Tam gün yasası ile ilgili son günlerde yapılan tartışmalarda daha ziyade hasta hizmetleri ve hekim özlük hakları ön plana geçmektedir. Aslında önemle tartışılması gereken konulardan biri de bu uygulamanın tıp fakültelerini kapsayıp kapsamayacağı ve kapsaması durumunda olası yansımalarıdır.
Bilindiği gibi tıp fakültelerindeki hekim öğretim üyelerinin üç ana görevleri mevcuttur: eğitim ve öğretim, akademik faaliyetler ve hasta hizmetleri. Akademik personelin ücretlerinin düşmesi ile birlikte buna parallel olarak tıp fakültesindeki öğretim üyelerinin hastane ve hasta hizmetlerine ayırdıkları zaman doğal olarak artmakta, bunun yanında akademik faaliyetler ve eğitim-öğretime ayrılan zaman azalmaktadır. Öğretim üyesi eksikliği yaşanan fakültelerde bu yönlenme eğitimi ciddi şekilde olumsuz etkilemektedir. Özellikle de staj dönemindeki öğrenciler bu durumdan etkilenmektedir. Maalesef ekonomik zorluklar yaşayan öğretim üyelerinin bu yönelimini köklü değişimler yapmadan düzeltmek mümkün değildir. Akademik faaliyetlerde de özellikle akademik yükseltmelerin gerektirdiği şartlar sağlandıktan ve profesör kadrosu alındıktan sonra gerileme olmaktadır. Kısmi statü uygulamasının, öğretim üyelerini ekonomik açıdan rahatlatmakla birlikte yukarıda ifade ettiğimiz akademik ve eğitim faaliyetlerini olumsuz yönde etkilemekte olduğu da açıktır. Tam gün yasasının tartışıldığı bu dönemde eğer tıp fakültelerindeki öğretim üyelerinin mevcut durumları göz ardı edilir ve genel düzenleme içinde özel bir konum olarak ele alınmazsa kısmi statüde yaşanan olumsuz etkilenmelerin önlenmesi mümkün olmaz. Bu bağlamda ne yapılabilir:
1. Tıp fakülteleri öğretim üyeleri de bu kapsam içinde düşünülerek fakülte içinde kısmi -tam gün statüde öğretim üyesi ayırımı kaldırılmış olur.

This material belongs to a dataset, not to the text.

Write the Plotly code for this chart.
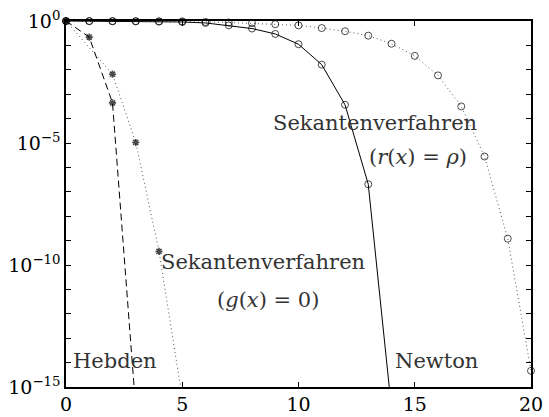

2. Akademik faaliyetler ve eğitim –öğretim faaliyetlerine eğilimi arttırımda teşvik edici önlemler (ders ücretlerinin, yayın ve proje desteklerinin artırılması) alınmalıdır.
3. Mevcut bilgi birikimini başka kurumlarda kullanmayı (kamu ve özel sectorde) kolaylaştıracak konsültasyon sisteminin geliştirilmesi ve bunun uygun oranlarda ücretlendirilmesi sağlanmalıdır.
4. Öğretim üyesi faaliyetlerinden elde edilen gelirlerin vergilendirilmesinde iyileştirici düzenlemeler yapılmalıdır.
5. Üniversite hastaneleri ile Sağlık Bakanlığına bağlı eğitim araştırma hastanelerindeki hekimlerin hasta hizmetine bağlı gelirlerinde üniversiteler aleyhine olan bariz farklılık, eşitlik ilkesine aykırı olmanın ötesinde kurumlararası ilişki ve buna bağlı işbirliğini zedelemektedir. Ayrıca üniversitelerde öğretim üyesi düzeyinde elemanların üniversiteden ayrılışları artırmaktadır. Tam gün yasası ile ilgili düzenlemelerde bu dikkate alınmalıdır.
Bu önlemler ile tıp fakültesi öğretim üyelerinin akademik faaliyetler ve eğitim-öğretime yönelimleri büyük oranda sağlanmış olur. Lisans ve lisansüsü düzey eğitiminin verildiği tıp fakültelerinden daha iyi yetişmiş hekim mezun etmek ve dolayısıyla bu hekimlerin daha iyi hizmet vermeleri mümkün olacaktır. Bu ve benzeri önlemler alınmadan sadece hasta hizmeti odaklı bir düşünce ürünü tam gün yasası, zaten zor şartlarda olan tıp fakültelerinden yetişmiş akademisyenlerin kaçışına ve nihai olarak lisans ve lisansüstü düzeydeki eğitimin cok ciddi bir şekilde olumsuz etkilenmesine yol açacak, Avrupa Birliği normlarında hekim yetiştirmek hayal olacaktır. Eğitim-öğretimin söz konusu olduğu durumlarda atılacak yanlış adımların uzun vadede olumsuz yansımalarının düzeltilmesinin mümkün olmadığı gerçeğini göz ardı etmememiz gerekir.